The list of those who signed the letter shows many moderates from both parties. But it also ranges from conservatives such as presidential candidate Ron Paul, R-Texas, to liberals including Rep. Emanuel Cleaver, D-Mo., who heads the Congressional Black Caucus.
Others who signed include Rep. Steny Hoyer of Maryland, the No. 2 House Democratic leader and Rep. Paul Gosar, R-Ariz., one of this year's 87 House freshmen. Reps. Heath Shuler, D-N.C., and Mike Simpson, R-Idaho, organized the letter.
"We know that many in Washington and around the country do not believe we in the Congress and those within your committee can successfully meet this challenge. We believe that we can and we must," the letter says.
In an interview, Rep. Cynthia Lummis, R-Wyo., a signer who has had tea party support, said that while she would prefer to reduce the debt without raising taxes, "This is not an ideal world." She said the national debt is a problem created by Republicans and Democrats, and both parties must solve it. She said she is not "an absolute 'hell no' person when it comes to considering all options."
Like all but three of the 40 GOP signatories, Lummis has also signed the pledge by anti-tax activist Grover Norquist to oppose tax increases.
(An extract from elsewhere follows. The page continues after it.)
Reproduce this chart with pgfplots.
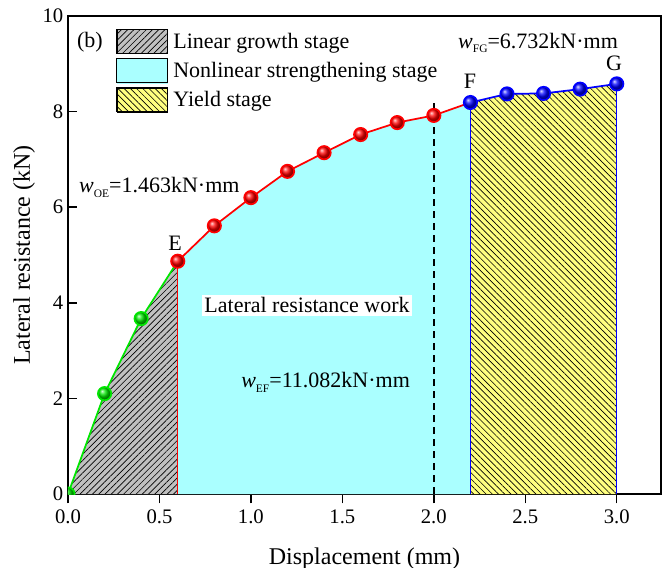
\documentclass[border=0pt]{standalone}
\usepackage{fontspec}
\setmainfont{Liberation Serif}
\usepackage{pgfplots}
\pgfplotsset{compat=1.18}
\usetikzlibrary{patterns.meta}

\definecolor{stagegray}{RGB}{192,192,192}
\definecolor{stagecyan}{RGB}{170,255,255}
\definecolor{stageyellow}{RGB}{255,255,128}
\definecolor{curvegreen}{RGB}{0,230,0}
\definecolor{curvered}{RGB}{255,0,0}
\definecolor{curveblue}{RGB}{0,0,255}

% italic w with a small upright subscript
\newcommand{\wsub}[1]{\textit{w}\raisebox{-0.45ex}{\fontsize{8.6}{9}\selectfont #1}}

\tikzset{
  hatchNE/.style={pattern={Lines[angle=45,distance=3.3pt,line width=0.5pt]},pattern color=black},
  hatchNW/.style={pattern={Lines[angle=-45,distance=3.3pt,line width=0.5pt]},pattern color=black},
  annot/.style={font=\fontsize{16.5}{19}\selectfont, inner sep=0pt},
}

\begin{document}
\begin{tikzpicture}
\useasboundingbox (-51pt,-55.5pt) rectangle (447.75pt,370.5pt);
\begin{axis}[
  scale only axis, width=444.75pt, height=358.5pt,
  xmin=0, xmax=3.242, ymin=0, ymax=10,
  xtick={0,0.5,1,1.5,2,2.5,3}, ytick={0,2,4,6,8,10},
  xticklabels={0.0,0.5,1.0,1.5,2.0,2.5,3.0},
  yticklabels={0,2,4,6,8,10},
  tick pos=left, xtick align=outside, ytick align=inside,
  major tick length=7pt,
  axis line style={line width=1.2pt},
  tick style={line width=1.1pt, black},
  tick label style={font=\fontsize{15.5}{18}\selectfont},
  xticklabel style={yshift=-1.5pt},
  xlabel={Displacement (mm)}, ylabel={Lateral resistance (kN)},
  every axis x label/.style={at={(axis description cs:0.5,-0.148)}, anchor=base, font=\fontsize{18}{21}\selectfont},
  every axis y label/.style={at={(axis description cs:-0.0742,0.5)}, anchor=center, rotate=90, font=\fontsize{18}{21}\selectfont},
  clip marker paths=true,
  legend cell align=left,
  legend style={draw=none, fill=none, at={(axis description cs:0.081,0.973)}, anchor=north west,
    inner sep=0pt, row sep=3pt, font=\fontsize{16.5}{19}\selectfont, nodes={inner sep=0pt},
    /tikz/every odd column/.append style={column sep=4pt}},
]
% stage areas under the curve
\addplot[draw=none, fill=stagegray, forget plot] coordinates {(0,0) (0.2,2.10) (0.4,3.67) (0.6,4.87)} \closedcycle;
\addplot[draw=none, hatchNE, forget plot] coordinates {(0,0) (0.2,2.10) (0.4,3.67) (0.6,4.87)} \closedcycle;
\addplot[draw=none, fill=stagecyan, forget plot] coordinates {(0.6,4.87) (0.8,5.61) (1.0,6.20) (1.2,6.75) (1.4,7.14) (1.6,7.52) (1.8,7.77) (2.0,7.92) (2.2,8.19)} \closedcycle;
\addplot[draw=none, fill=stageyellow, forget plot] coordinates {(2.2,8.19) (2.4,8.37) (2.6,8.38) (2.8,8.47) (3.0,8.58)} \closedcycle;
\addplot[draw=none, hatchNW, forget plot] coordinates {(2.2,8.19) (2.4,8.37) (2.6,8.38) (2.8,8.47) (3.0,8.58)} \closedcycle;

% stage boundaries
\addplot[curvered, line width=1pt, forget plot] coordinates {(0.6,0) (0.6,4.87)};
\addplot[curveblue, line width=1pt, forget plot] coordinates {(2.2,0) (2.2,8.19)};
\addplot[curveblue, line width=1pt, forget plot] coordinates {(3.0,0) (3.0,8.58)};
\addplot[black, line width=1.9pt, dash pattern=on 5.5pt off 3.5pt, forget plot] coordinates {(2.0,0) (2.0,8.2)};

% load-displacement curve
\addplot[curvegreen, line width=1.3pt, mark=ball, mark size=5pt, mark options={ball color=curvegreen}, mark indices={1,2,3}, forget plot]
  coordinates {(0,0) (0.2,2.10) (0.4,3.67) (0.6,4.87)};
\addplot[curvered, line width=1.3pt, mark=ball, mark size=5pt, mark options={ball color=curvered}, mark indices={1,2,3,4,5,6,7,8}, forget plot]
  coordinates {(0.6,4.87) (0.8,5.61) (1.0,6.20) (1.2,6.75) (1.4,7.14) (1.6,7.52) (1.8,7.77) (2.0,7.92) (2.2,8.19)};
\addplot[curveblue, line width=1.3pt, mark=ball, mark size=5pt, mark options={ball color=curveblue}, forget plot]
  coordinates {(2.2,8.19) (2.4,8.37) (2.6,8.38) (2.8,8.47) (3.0,8.58)};

% legend
\addlegendimage{legend image code/.code={
  \fill[stagegray] (0pt,-9pt) rectangle (38pt,9pt);
  \fill[hatchNE] (0pt,-9pt) rectangle (38pt,9pt);
  \draw[black, line width=0.8pt] (0pt,-9pt) rectangle (38pt,9pt);}}
\addlegendentry{Linear growth stage}
\addlegendimage{legend image code/.code={
  \fill[stagecyan] (0pt,-9pt) rectangle (38pt,9pt);
  \draw[black, line width=0.8pt] (0pt,-9pt) rectangle (38pt,9pt);}}
\addlegendentry{Nonlinear strengthening stage}
\addlegendimage{legend image code/.code={
  \fill[stageyellow] (0pt,-9pt) rectangle (38pt,9pt);
  \fill[hatchNW] (0pt,-9pt) rectangle (38pt,9pt);
  \draw[black, line width=0.8pt] (0pt,-9pt) rectangle (38pt,9pt);}}
\addlegendentry{Yield stage}

% labels
\node[annot, anchor=center] at (axis cs:0.12,9.46) {(b)};
\node[annot, anchor=base west] at (axis cs:0.06,6.30) {\wsub{OE}=1.463kN·mm};
\node[annot, anchor=base] at (axis cs:0.585,5.10) {E};
\node[annot, anchor=center, fill=white, inner sep=2pt] at (axis cs:1.307,3.95) {Lateral resistance work};
\node[annot, anchor=base west] at (axis cs:0.946,2.22) {\wsub{EF}=11.082kN·mm};
\node[annot, anchor=base] at (axis cs:2.198,8.49) {F};
\node[annot, anchor=base west] at (axis cs:2.132,9.33) {\wsub{FG}=6.732kN·mm};
\node[annot, anchor=base] at (axis cs:2.985,8.87) {G};
\end{axis}
\end{tikzpicture}
\end{document}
Lummis said she did so when she was first elected in 2008, but did not sign it last year.
"Grover Norquist is not in my district," she said. "I represent the state of Wyoming and its people."
Norquist did not immediately respond to a request for comment.
There are 60 Democrats on the letter, showing that nearly one-third of House Democrats say they are willing to consider culling savings from benefit programs as part of a debt-cutting deal. Republicans have insisted that these huge and fast-growing programs, also called entitlements, must be targeted heavily.
"Those of us who are the strongest supporters of entitlement programs have to be at the table to guarantee sustainability," Rep. Peter Welch, D-Vt., said in an interview. "If we stand on the sidelines, those programs will be in enormous jeopardy."
The committee faces a Nov. 23 deadline for proposing at least $1.2 trillion in savings over 10 years. So far, it has made little apparent progress.
If Congress doesn't approve a plan by Dec. 23, $1.2 trillion in automatic cuts would start taking effect in 2013.
"Our country needs our honest, bipartisan judgment and our political courage. Your committee has been given a unique opportunity and authority to act. We are prepared to support you in this effort," the letter concludes.